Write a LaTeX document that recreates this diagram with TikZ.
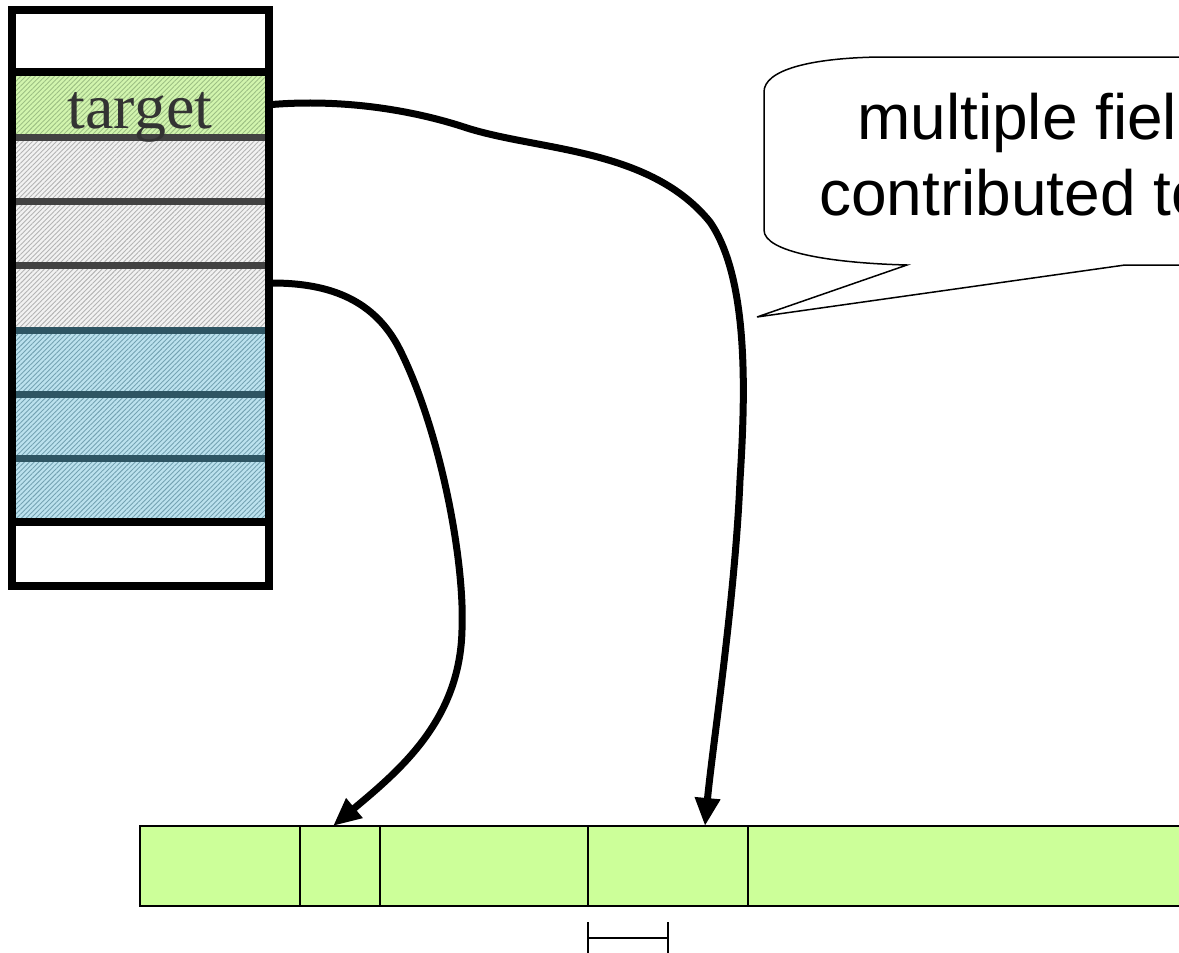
\documentclass[tikz,border=0pt]{standalone}
\usepackage{fontspec}
\setmainfont{Liberation Serif}
\newfontfamily\calloutfont{Liberation Sans}
\usetikzlibrary{arrows.meta,patterns.meta,calc}

\definecolor{barGreen}{HTML}{CCFF99}
\definecolor{rowGreen}{HTML}{D2F5AE}
\definecolor{hatchGreen}{HTML}{9DBF84}
\definecolor{rowGray}{HTML}{F2F2F2}
\definecolor{hatchGray}{HTML}{B4B4B4}
\definecolor{rowBlue}{HTML}{BCE2EE}
\definecolor{hatchBlue}{HTML}{74A2B2}
\definecolor{sepGray}{HTML}{424242}
\definecolor{sepBlue}{HTML}{2E5563}
\definecolor{labelGray}{HTML}{333333}

\tikzset{
  stackrow/.style={rectangle, inner sep=0pt, outer sep=0pt,
    minimum width=257pt, line width=7pt},
  greenrow/.style={stackrow, draw=sepGray, preaction={fill=rowGreen},
    pattern={Lines[angle=45,distance=3.4pt,line width=0.9pt]},
    pattern color=hatchGreen},
  grayrow/.style={stackrow, draw=sepGray, preaction={fill=rowGray},
    pattern={Lines[angle=45,distance=3.4pt,line width=0.9pt]},
    pattern color=hatchGray},
  bluerow/.style={stackrow, draw=sepBlue, preaction={fill=rowBlue},
    pattern={Lines[angle=45,distance=3.4pt,line width=0.9pt]},
    pattern color=hatchBlue},
  blankrow/.style={stackrow, draw=black, line width=8pt, fill=white},
  link/.style={line width=7pt, -{Triangle[length=28pt,width=24pt]}},
  barcell/.style={rectangle, inner sep=0pt, outer sep=0pt, draw=black,
    line width=1.8pt, fill=barGreen, minimum height=80pt},
  callout/.style={draw=black, line width=1.5pt, fill=white},
  tick/.style={draw=black, line width=1.6pt},
}

\begin{document}
\begin{tikzpicture}[x=1pt,y=-1pt]
  \useasboundingbox (0,0) rectangle (1179,953);
  \clip (0,0) rectangle (1179,953);

  % stack of fields
  \node[greenrow, minimum height=65pt] (r1) at (140.5,104.5) {};
  \node[grayrow,  minimum height=64pt] (r2) at (140.5,169) {};
  \node[grayrow,  minimum height=64pt] (r3) at (140.5,233) {};
  \node[grayrow,  minimum height=65pt] (r4) at (140.5,297.5) {};
  \node[bluerow,  minimum height=64pt] (r5) at (140.5,362) {};
  \node[bluerow,  minimum height=64pt] (r6) at (140.5,426) {};
  \node[bluerow,  minimum height=64pt] (r7) at (140.5,490) {};
  \node[blankrow, minimum height=62pt] (top) at (140.5,41) {};
  \node[blankrow, minimum height=64pt] (bottom) at (140.5,554) {};
  \draw[line width=8pt] (top.north west) rectangle (bottom.south east);
  \node[anchor=base, text=labelGray, inner sep=0pt,
        font=\fontsize{64}{64}\selectfont] (targetlabel) at (140,128) {target};

  % speech bubble
  \draw[callout] (907,265) -- (757,317) -- (1125,265) -- (1200,265)
    -- (1200,57) -- (880,57)
    .. controls (810,58) and (764,70) .. (764,92)
    -- (764,230)
    .. controls (764,252) and (830,263) .. (907,265) -- cycle;
  \node[anchor=base west, inner sep=0pt, font=\calloutfont\fontsize{64}{64}\selectfont]
    (note1) at (857,139) {multiple fields};
  \node[anchor=base west, inner sep=0pt, font=\calloutfont\fontsize{64}{64}\selectfont]
    (note2) at (819,215) {contributed to};

  % target buffer
  \node[barcell, minimum width=160pt] (c1) at (220,866) {};
  \node[barcell, minimum width=80pt]  (c2) at (340,866) {};
  \node[barcell, minimum width=208pt] (c3) at (484,866) {};
  \node[barcell, minimum width=160pt] (c4) at (668,866) {};
  \node[barcell, minimum width=480pt] (c5) at (988,866) {};

  % size marker
  \draw[tick] (c4.south west) ++(0,16) -- ++(0,40);
  \draw[tick] (c4.south west) ++(80,16) -- ++(0,40);
  \draw[tick] (c4.south west) ++(0,32) -- ++(80,0);

  % connectors
  \coordinate (s2) at ($(r4.north east)+(3,18)$);
  \coordinate (e1) at ($(c4.north)+(37,0)$);
  \coordinate (e2) at ($(c2.north)+(-7,0)$);
  \draw[link] ($(r1.east)+(3,0)$)
    .. controls (340,99) and (410,109) .. (467,128)
    .. controls (540,151) and (650,148) .. (710,222)
    .. controls (750,280) and (745,400) .. (740,480)
    .. controls (735,600) and (712,750) .. (e1);
  \draw[link] (s2)
    .. controls (330,283) and (375,300) .. (400,350)
    .. controls (440,430) and (465,560) .. (462,630)
    .. controls (460,720) and (400,770) .. (e2);
\end{tikzpicture}
\end{document}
---+---
> Task brief:
Set the pictures aside and transcribe the data above exactly.

> Exercise solution:
Write a LaTeX document that recreates this diagram with TikZ.
\documentclass[tikz,border=0pt]{standalone}
\usepackage{fontspec}
\setmainfont{Liberation Serif}
\newfontfamily\calloutfont{Liberation Sans}
\usetikzlibrary{arrows.meta,patterns.meta,calc}

\definecolor{barGreen}{HTML}{CCFF99}
\definecolor{rowGreen}{HTML}{D2F5AE}
\definecolor{hatchGreen}{HTML}{9DBF84}
\definecolor{rowGray}{HTML}{F2F2F2}
\definecolor{hatchGray}{HTML}{B4B4B4}
\definecolor{rowBlue}{HTML}{BCE2EE}
\definecolor{hatchBlue}{HTML}{74A2B2}
\definecolor{sepGray}{HTML}{424242}
\definecolor{sepBlue}{HTML}{2E5563}
\definecolor{labelGray}{HTML}{333333}

\tikzset{
  stackrow/.style={rectangle, inner sep=0pt, outer sep=0pt,
    minimum width=257pt, line width=7pt},
  greenrow/.style={stackrow, draw=sepGray, preaction={fill=rowGreen},
    pattern={Lines[angle=45,distance=3.4pt,line width=0.9pt]},
    pattern color=hatchGreen},
  grayrow/.style={stackrow, draw=sepGray, preaction={fill=rowGray},
    pattern={Lines[angle=45,distance=3.4pt,line width=0.9pt]},
    pattern color=hatchGray},
  bluerow/.style={stackrow, draw=sepBlue, preaction={fill=rowBlue},
    pattern={Lines[angle=45,distance=3.4pt,line width=0.9pt]},
    pattern color=hatchBlue},
  blankrow/.style={stackrow, draw=black, line width=8pt, fill=white},
  link/.style={line width=7pt, -{Triangle[length=28pt,width=24pt]}},
  barcell/.style={rectangle, inner sep=0pt, outer sep=0pt, draw=black,
    line width=1.8pt, fill=barGreen, minimum height=80pt},
  callout/.style={draw=black, line width=1.5pt, fill=white},
  tick/.style={draw=black, line width=1.6pt},
}

\begin{document}
\begin{tikzpicture}[x=1pt,y=-1pt]
  \useasboundingbox (0,0) rectangle (1179,953);
  \clip (0,0) rectangle (1179,953);

  % stack of fields
  \node[greenrow, minimum height=65pt] (r1) at (140.5,104.5) {};
  \node[grayrow,  minimum height=64pt] (r2) at (140.5,169) {};
  \node[grayrow,  minimum height=64pt] (r3) at (140.5,233) {};
  \node[grayrow,  minimum height=65pt] (r4) at (140.5,297.5) {};
  \node[bluerow,  minimum height=64pt] (r5) at (140.5,362) {};
  \node[bluerow,  minimum height=64pt] (r6) at (140.5,426) {};
  \node[bluerow,  minimum height=64pt] (r7) at (140.5,490) {};
  \node[blankrow, minimum height=62pt] (top) at (140.5,41) {};
  \node[blankrow, minimum height=64pt] (bottom) at (140.5,554) {};
  \draw[line width=8pt] (top.north west) rectangle (bottom.south east);
  \node[anchor=base, text=labelGray, inner sep=0pt,
        font=\fontsize{64}{64}\selectfont] (targetlabel) at (140,128) {target};

  % speech bubble
  \draw[callout] (907,265) -- (757,317) -- (1125,265) -- (1200,265)
    -- (1200,57) -- (880,57)
    .. controls (810,58) and (764,70) .. (764,92)
    -- (764,230)
    .. controls (764,252) and (830,263) .. (907,265) -- cycle;
  \node[anchor=base west, inner sep=0pt, font=\calloutfont\fontsize{64}{64}\selectfont]
    (note1) at (857,139) {multiple fields};
  \node[anchor=base west, inner sep=0pt, font=\calloutfont\fontsize{64}{64}\selectfont]
    (note2) at (819,215) {contributed to};

  % target buffer
  \node[barcell, minimum width=160pt] (c1) at (220,866) {};
  \node[barcell, minimum width=80pt]  (c2) at (340,866) {};
  \node[barcell, minimum width=208pt] (c3) at (484,866) {};
  \node[barcell, minimum width=160pt] (c4) at (668,866) {};
  \node[barcell, minimum width=480pt] (c5) at (988,866) {};

  % size marker
  \draw[tick] (c4.south west) ++(0,16) -- ++(0,40);
  \draw[tick] (c4.south west) ++(80,16) -- ++(0,40);
  \draw[tick] (c4.south west) ++(0,32) -- ++(80,0);

  % connectors
  \coordinate (s2) at ($(r4.north east)+(3,18)$);
  \coordinate (e1) at ($(c4.north)+(37,0)$);
  \coordinate (e2) at ($(c2.north)+(-7,0)$);
  \draw[link] ($(r1.east)+(3,0)$)
    .. controls (340,99) and (410,109) .. (467,128)
    .. controls (540,151) and (650,148) .. (710,222)
    .. controls (750,280) and (745,400) .. (740,480)
    .. controls (735,600) and (712,750) .. (e1);
  \draw[link] (s2)
    .. controls (330,283) and (375,300) .. (400,350)
    .. controls (440,430) and (465,560) .. (462,630)
    .. controls (460,720) and (400,770) .. (e2);
\end{tikzpicture}
\end{document}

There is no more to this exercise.